Parker’s victim didn’t “deserve” to get raped because she went to a guy’s dorm room, drank too much, or passed out.
They didn’t get a “pass” because she wasn’t able to say no. They took one. ....
Nate Parker. No Pass. at Black Girl Nerds
Nate Parker does not get a pass. Neither does Jean Celestin. Nor does the creation of a film of historic significance about rebellion, redemption and freedom. The success of the film, Birth of a Nation, was a testament to triumph and was a success before it was ever released. Now, it is a reminder that rape culture is real. It is a reminder that men who do not regard women as full and whole human beings are able to live out their lives and create success for themselves while destroying the lives of women.
33 years ago to this day someone attempted to take my life, my innocence, my virtue and my free spirit. I was called a homewrecker. I was called a whore. I was reduced to the sum of my parts by people I thought loved me. I was a nine-year-old girl in Baltimore.
As vivid and horrific as the memory and events of that day are, this is not about me. This is about Nate Parker parking his illustrious ass in my backyard, boasting about his freedom, his success, his love, his daughters, in the face of someone who has lived with the terror of the same act he violated another with. He is not allowed to shit on my lawn and call it love. He’s here to tell his story. He’s made his life about telling stories, but this one was kept quiet. Until now. Still, he’s here to tell his story. She is not. ...
Nate Parker’s Alleged Rape And The Limits of Hollywood Damage Control via @annehelen
On Jan. 25, 2016, there was one ticket that everyone in Park City wanted: The Birth of a Nation. Written and directed by Nate Parker, who also played the starring role of Nat Turner, Nation had swiftly become one of the most buzzed-about films of Sundance. No matter that Parker had never directed, had appeared in just a handful of films, or that many in America had never heard his name: It could potentially reproduce the prestige and profits of 12 Years a Slave, which won three Oscars and grossed $188 million, and turn the handsome, charismatic Parker into the next black auteur.
The Birth of a Nation felt like the right movie at the right time, a perfect antidote to #OscarsSoWhite and continued controversy over the ways in which people of color have continued to be shut out, unrecognized, and otherwise excluded from Hollywood. It was certain there would be a bidding war. The question was how high it would go.
The atmosphere in the massive high school auditorium where Birth of a Nation was first screened was, as many reported at the time, electric. As I waited for the film to start, I read reports of his anti-gay remarks and the allegations of rape that took place at Penn State in 1999, when Parker was a sophomore in college. I’d been scheduled to interview Parker the next day and was doing my research — including reading his Wikipedia page, which, on Jan. 25, included a paragraph on the rape case under “Background.” ...
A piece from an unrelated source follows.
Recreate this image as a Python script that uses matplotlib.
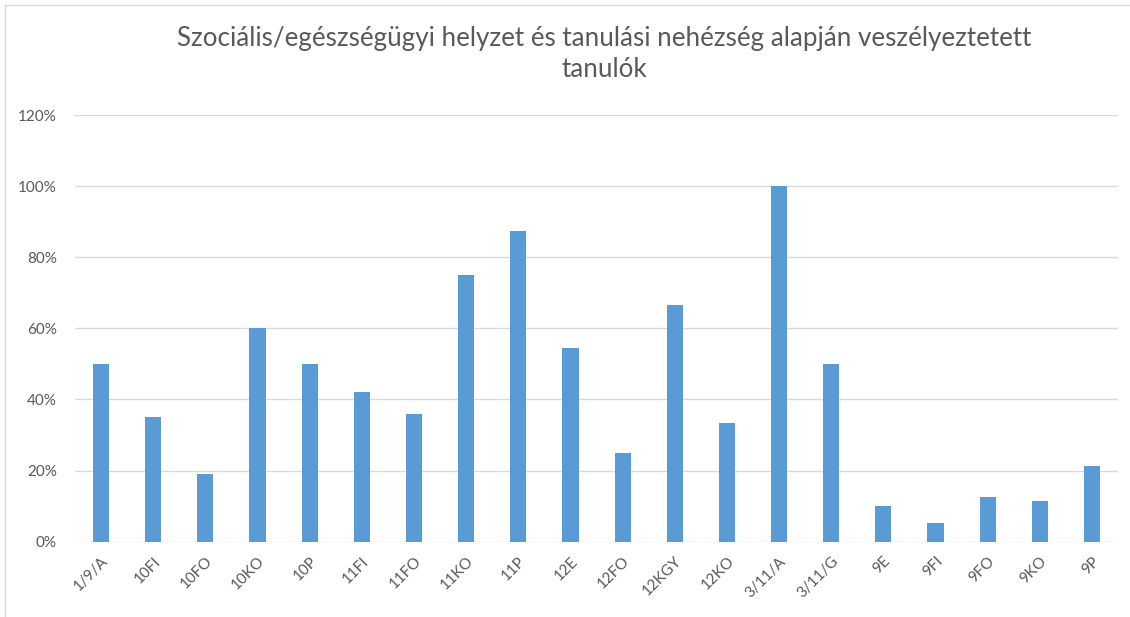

On Nate Parker, Rape and the Perils of Double Consciousness by Tarana Burke via @colorlines
Often when I think about being a Black woman in America, I think of W.E.B. Dubois and the concept of “double consciousness” he wrote about in “ The Souls of Black Folk”:
It is a peculiar sensation, this double-consciousness, this sense of always looking at one’s self through the eyes of others, of measuring one’s soul by the tape of a world that looks on in amused contempt and pity. One ever feels his two-ness,—an American, a Negro; two souls, two thoughts, two unreconciled strivings; two warring ideals in one dark body, whose dogged strength alone keeps it from being torn asunder.
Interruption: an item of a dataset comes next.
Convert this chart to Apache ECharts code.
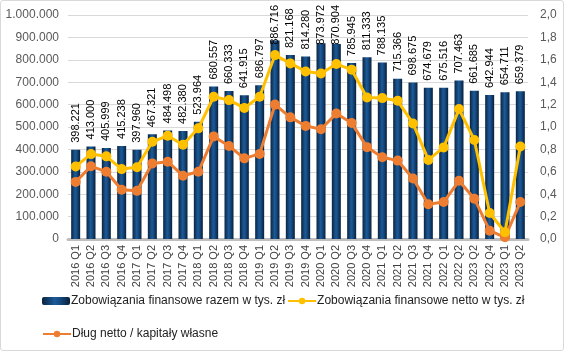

This thought struck me again this week when I read about how actor Nate Parker and his friend and writing partner Jean Celestin allegedly raped a severely intoxicated freshman at Pennsylvania State University. At the time they were sophomores, roommates and wrestling teammates.
Parker is set to release “The Birth of a Nation” this October. The film has been deemed an epic telling of the story of Nat Turner and his 1831 slave revolt. Like most Black folks I know, I have been waiting years for a strong, well-written and well-acted story about Turner. I have also followed Parker since his 2007 appearance in “The Great Debaters.” So I was ecstatic to learn that after he wrote, directed and produced this film, it was not only picked up by Fox Searchlight at Sundance for a record breaking $17.5 million, but slated for a wide release with the full backing of a major studio. But—after reading every court filing, transcript and article about the 1999 case I could get my hands on—my heart is heavy. ...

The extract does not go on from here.